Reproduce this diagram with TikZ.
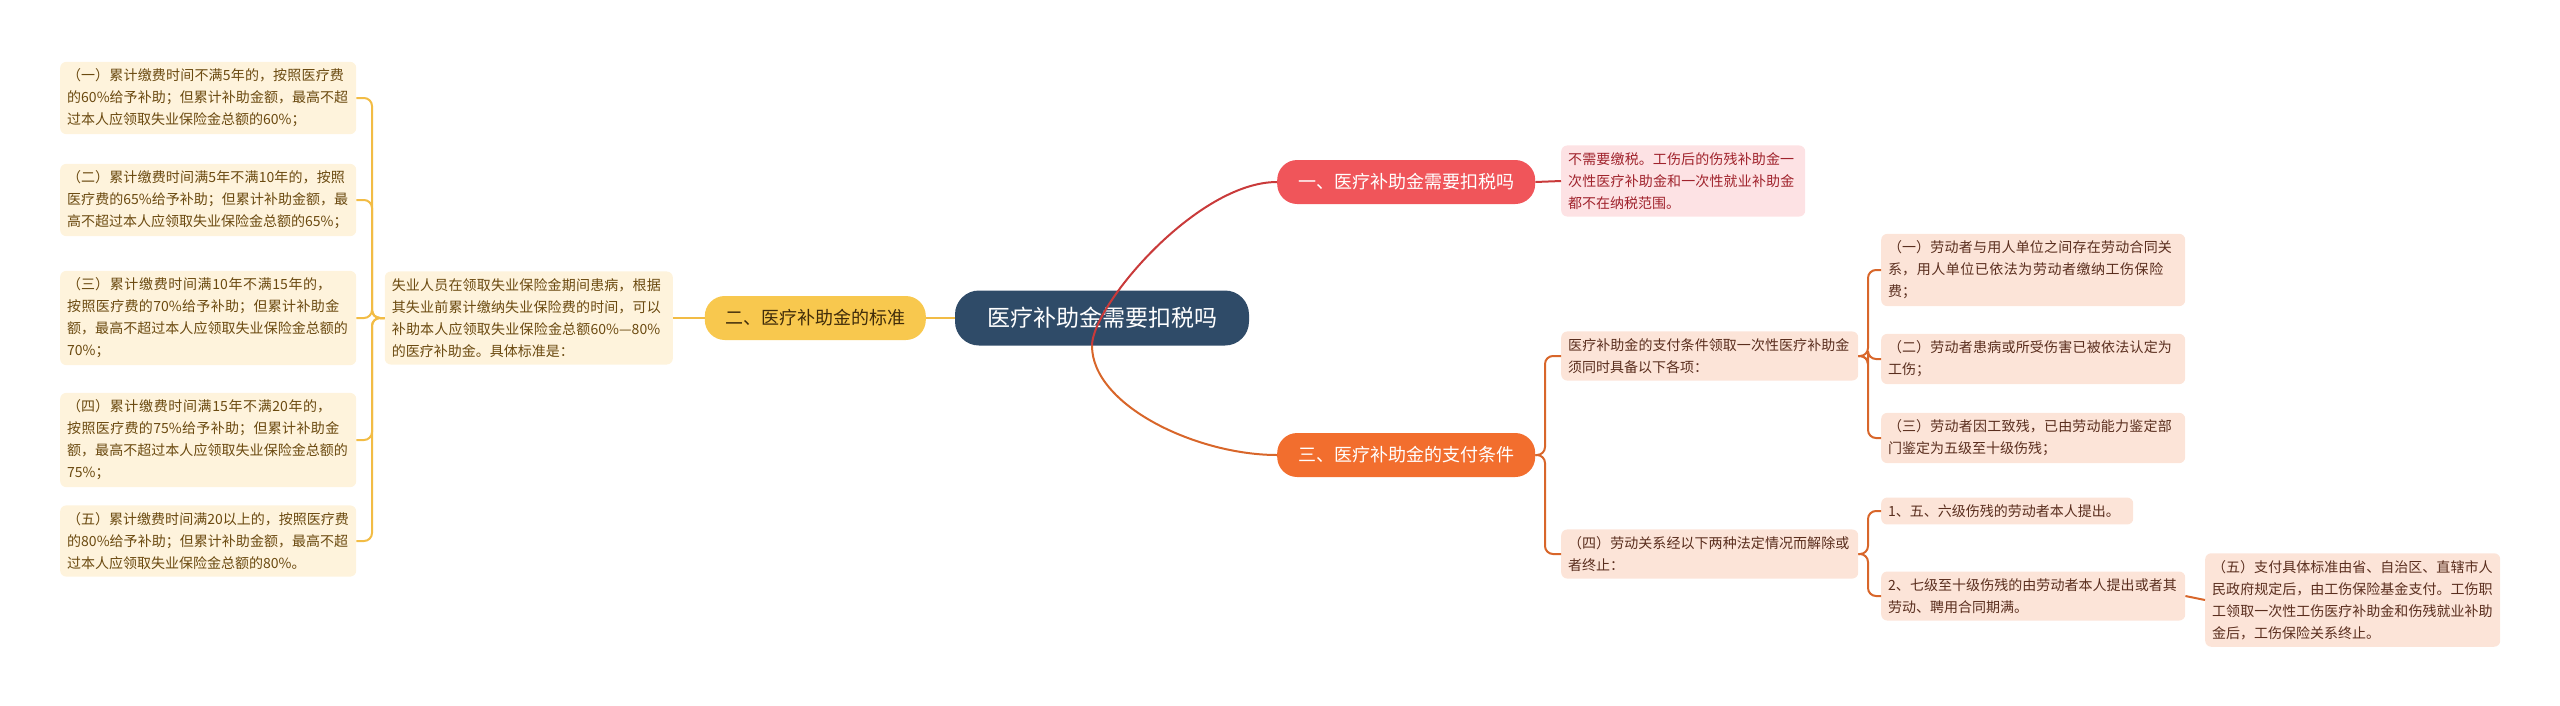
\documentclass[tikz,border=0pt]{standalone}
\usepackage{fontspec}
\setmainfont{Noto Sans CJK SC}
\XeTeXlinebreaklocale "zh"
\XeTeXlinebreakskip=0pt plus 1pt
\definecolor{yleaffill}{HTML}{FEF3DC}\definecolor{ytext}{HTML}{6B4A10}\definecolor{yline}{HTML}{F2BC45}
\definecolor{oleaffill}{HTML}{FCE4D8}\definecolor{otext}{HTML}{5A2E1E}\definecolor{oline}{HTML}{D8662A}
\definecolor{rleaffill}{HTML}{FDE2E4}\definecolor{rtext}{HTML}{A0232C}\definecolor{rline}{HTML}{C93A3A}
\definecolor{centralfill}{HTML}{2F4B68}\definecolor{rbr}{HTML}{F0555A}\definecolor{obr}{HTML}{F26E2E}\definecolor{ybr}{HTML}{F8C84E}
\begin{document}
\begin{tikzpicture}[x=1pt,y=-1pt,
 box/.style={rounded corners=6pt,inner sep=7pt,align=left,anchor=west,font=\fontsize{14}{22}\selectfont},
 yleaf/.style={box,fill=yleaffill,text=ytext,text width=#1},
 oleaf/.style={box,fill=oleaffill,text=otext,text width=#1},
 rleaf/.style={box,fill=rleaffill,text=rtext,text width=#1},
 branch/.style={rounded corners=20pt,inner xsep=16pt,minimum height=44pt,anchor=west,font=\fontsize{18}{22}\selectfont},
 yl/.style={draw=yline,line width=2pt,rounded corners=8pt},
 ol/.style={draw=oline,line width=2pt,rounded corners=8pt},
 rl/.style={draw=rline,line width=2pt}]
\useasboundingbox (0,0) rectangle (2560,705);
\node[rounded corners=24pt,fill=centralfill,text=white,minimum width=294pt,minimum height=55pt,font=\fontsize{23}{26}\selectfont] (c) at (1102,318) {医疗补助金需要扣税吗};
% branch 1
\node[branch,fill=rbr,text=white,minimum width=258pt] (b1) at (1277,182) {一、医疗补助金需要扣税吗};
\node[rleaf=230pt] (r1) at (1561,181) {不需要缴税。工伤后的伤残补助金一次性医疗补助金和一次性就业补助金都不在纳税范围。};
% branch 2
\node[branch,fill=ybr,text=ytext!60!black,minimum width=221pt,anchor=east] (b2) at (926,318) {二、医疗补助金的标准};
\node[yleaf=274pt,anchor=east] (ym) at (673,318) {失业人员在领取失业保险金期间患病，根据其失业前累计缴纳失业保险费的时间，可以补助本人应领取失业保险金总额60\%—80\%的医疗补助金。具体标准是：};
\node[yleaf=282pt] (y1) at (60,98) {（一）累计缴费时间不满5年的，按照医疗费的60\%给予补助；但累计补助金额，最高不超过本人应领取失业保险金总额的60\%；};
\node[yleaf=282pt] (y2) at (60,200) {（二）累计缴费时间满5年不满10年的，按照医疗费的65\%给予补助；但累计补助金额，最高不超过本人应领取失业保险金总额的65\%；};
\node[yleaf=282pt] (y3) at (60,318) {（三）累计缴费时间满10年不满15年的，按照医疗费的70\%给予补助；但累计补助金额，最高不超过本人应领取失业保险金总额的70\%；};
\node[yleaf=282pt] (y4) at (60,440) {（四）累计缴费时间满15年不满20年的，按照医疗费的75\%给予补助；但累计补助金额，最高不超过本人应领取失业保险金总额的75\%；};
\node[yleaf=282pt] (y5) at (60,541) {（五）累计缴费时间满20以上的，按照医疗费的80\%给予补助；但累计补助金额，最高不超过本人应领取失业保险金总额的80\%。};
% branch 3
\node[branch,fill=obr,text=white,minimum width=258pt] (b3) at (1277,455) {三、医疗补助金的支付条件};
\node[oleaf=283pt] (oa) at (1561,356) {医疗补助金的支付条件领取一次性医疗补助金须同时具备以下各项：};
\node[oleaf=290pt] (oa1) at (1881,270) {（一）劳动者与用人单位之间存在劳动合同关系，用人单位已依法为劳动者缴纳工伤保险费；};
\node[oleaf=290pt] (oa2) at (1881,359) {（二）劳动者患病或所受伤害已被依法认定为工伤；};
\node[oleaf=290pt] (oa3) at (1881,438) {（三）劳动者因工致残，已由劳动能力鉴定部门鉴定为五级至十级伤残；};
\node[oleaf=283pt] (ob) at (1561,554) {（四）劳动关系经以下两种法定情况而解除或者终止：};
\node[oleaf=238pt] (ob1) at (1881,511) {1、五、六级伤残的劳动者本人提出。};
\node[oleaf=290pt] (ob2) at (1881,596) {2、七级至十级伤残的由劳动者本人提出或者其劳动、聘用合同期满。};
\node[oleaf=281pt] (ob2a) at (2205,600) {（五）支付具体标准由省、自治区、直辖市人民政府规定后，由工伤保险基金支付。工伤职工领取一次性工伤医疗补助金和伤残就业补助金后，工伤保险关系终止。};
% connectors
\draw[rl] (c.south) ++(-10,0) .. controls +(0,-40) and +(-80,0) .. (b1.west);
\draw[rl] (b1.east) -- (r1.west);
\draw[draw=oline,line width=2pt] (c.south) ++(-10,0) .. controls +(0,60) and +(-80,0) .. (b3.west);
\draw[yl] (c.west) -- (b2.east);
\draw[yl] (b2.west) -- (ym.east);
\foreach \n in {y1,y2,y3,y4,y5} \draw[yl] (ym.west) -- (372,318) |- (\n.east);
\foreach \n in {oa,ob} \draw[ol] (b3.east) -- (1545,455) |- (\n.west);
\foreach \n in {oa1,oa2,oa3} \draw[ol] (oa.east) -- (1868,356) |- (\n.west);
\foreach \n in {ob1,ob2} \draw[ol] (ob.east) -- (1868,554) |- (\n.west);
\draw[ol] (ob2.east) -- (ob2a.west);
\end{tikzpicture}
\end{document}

→ **PROBLEM STATEMENT**:
Transcribe the preceding listing in its entirety and with exact wording, leaving out pictures.

→ **FINAL RESULT**:
Reproduce this diagram with TikZ.
\documentclass[tikz,border=0pt]{standalone}
\usepackage{fontspec}
\setmainfont{Noto Sans CJK SC}
\XeTeXlinebreaklocale "zh"
\XeTeXlinebreakskip=0pt plus 1pt
\definecolor{yleaffill}{HTML}{FEF3DC}\definecolor{ytext}{HTML}{6B4A10}\definecolor{yline}{HTML}{F2BC45}
\definecolor{oleaffill}{HTML}{FCE4D8}\definecolor{otext}{HTML}{5A2E1E}\definecolor{oline}{HTML}{D8662A}
\definecolor{rleaffill}{HTML}{FDE2E4}\definecolor{rtext}{HTML}{A0232C}\definecolor{rline}{HTML}{C93A3A}
\definecolor{centralfill}{HTML}{2F4B68}\definecolor{rbr}{HTML}{F0555A}\definecolor{obr}{HTML}{F26E2E}\definecolor{ybr}{HTML}{F8C84E}
\begin{document}
\begin{tikzpicture}[x=1pt,y=-1pt,
 box/.style={rounded corners=6pt,inner sep=7pt,align=left,anchor=west,font=\fontsize{14}{22}\selectfont},
 yleaf/.style={box,fill=yleaffill,text=ytext,text width=#1},
 oleaf/.style={box,fill=oleaffill,text=otext,text width=#1},
 rleaf/.style={box,fill=rleaffill,text=rtext,text width=#1},
 branch/.style={rounded corners=20pt,inner xsep=16pt,minimum height=44pt,anchor=west,font=\fontsize{18}{22}\selectfont},
 yl/.style={draw=yline,line width=2pt,rounded corners=8pt},
 ol/.style={draw=oline,line width=2pt,rounded corners=8pt},
 rl/.style={draw=rline,line width=2pt}]
\useasboundingbox (0,0) rectangle (2560,705);
\node[rounded corners=24pt,fill=centralfill,text=white,minimum width=294pt,minimum height=55pt,font=\fontsize{23}{26}\selectfont] (c) at (1102,318) {医疗补助金需要扣税吗};
% branch 1
\node[branch,fill=rbr,text=white,minimum width=258pt] (b1) at (1277,182) {一、医疗补助金需要扣税吗};
\node[rleaf=230pt] (r1) at (1561,181) {不需要缴税。工伤后的伤残补助金一次性医疗补助金和一次性就业补助金都不在纳税范围。};
% branch 2
\node[branch,fill=ybr,text=ytext!60!black,minimum width=221pt,anchor=east] (b2) at (926,318) {二、医疗补助金的标准};
\node[yleaf=274pt,anchor=east] (ym) at (673,318) {失业人员在领取失业保险金期间患病，根据其失业前累计缴纳失业保险费的时间，可以补助本人应领取失业保险金总额60\%—80\%的医疗补助金。具体标准是：};
\node[yleaf=282pt] (y1) at (60,98) {（一）累计缴费时间不满5年的，按照医疗费的60\%给予补助；但累计补助金额，最高不超过本人应领取失业保险金总额的60\%；};
\node[yleaf=282pt] (y2) at (60,200) {（二）累计缴费时间满5年不满10年的，按照医疗费的65\%给予补助；但累计补助金额，最高不超过本人应领取失业保险金总额的65\%；};
\node[yleaf=282pt] (y3) at (60,318) {（三）累计缴费时间满10年不满15年的，按照医疗费的70\%给予补助；但累计补助金额，最高不超过本人应领取失业保险金总额的70\%；};
\node[yleaf=282pt] (y4) at (60,440) {（四）累计缴费时间满15年不满20年的，按照医疗费的75\%给予补助；但累计补助金额，最高不超过本人应领取失业保险金总额的75\%；};
\node[yleaf=282pt] (y5) at (60,541) {（五）累计缴费时间满20以上的，按照医疗费的80\%给予补助；但累计补助金额，最高不超过本人应领取失业保险金总额的80\%。};
% branch 3
\node[branch,fill=obr,text=white,minimum width=258pt] (b3) at (1277,455) {三、医疗补助金的支付条件};
\node[oleaf=283pt] (oa) at (1561,356) {医疗补助金的支付条件领取一次性医疗补助金须同时具备以下各项：};
\node[oleaf=290pt] (oa1) at (1881,270) {（一）劳动者与用人单位之间存在劳动合同关系，用人单位已依法为劳动者缴纳工伤保险费；};
\node[oleaf=290pt] (oa2) at (1881,359) {（二）劳动者患病或所受伤害已被依法认定为工伤；};
\node[oleaf=290pt] (oa3) at (1881,438) {（三）劳动者因工致残，已由劳动能力鉴定部门鉴定为五级至十级伤残；};
\node[oleaf=283pt] (ob) at (1561,554) {（四）劳动关系经以下两种法定情况而解除或者终止：};
\node[oleaf=238pt] (ob1) at (1881,511) {1、五、六级伤残的劳动者本人提出。};
\node[oleaf=290pt] (ob2) at (1881,596) {2、七级至十级伤残的由劳动者本人提出或者其劳动、聘用合同期满。};
\node[oleaf=281pt] (ob2a) at (2205,600) {（五）支付具体标准由省、自治区、直辖市人民政府规定后，由工伤保险基金支付。工伤职工领取一次性工伤医疗补助金和伤残就业补助金后，工伤保险关系终止。};
% connectors
\draw[rl] (c.south) ++(-10,0) .. controls +(0,-40) and +(-80,0) .. (b1.west);
\draw[rl] (b1.east) -- (r1.west);
\draw[draw=oline,line width=2pt] (c.south) ++(-10,0) .. controls +(0,60) and +(-80,0) .. (b3.west);
\draw[yl] (c.west) -- (b2.east);
\draw[yl] (b2.west) -- (ym.east);
\foreach \n in {y1,y2,y3,y4,y5} \draw[yl] (ym.west) -- (372,318) |- (\n.east);
\foreach \n in {oa,ob} \draw[ol] (b3.east) -- (1545,455) |- (\n.west);
\foreach \n in {oa1,oa2,oa3} \draw[ol] (oa.east) -- (1868,356) |- (\n.west);
\foreach \n in {ob1,ob2} \draw[ol] (ob.east) -- (1868,554) |- (\n.west);
\draw[ol] (ob2.east) -- (ob2a.west);
\end{tikzpicture}
\end{document}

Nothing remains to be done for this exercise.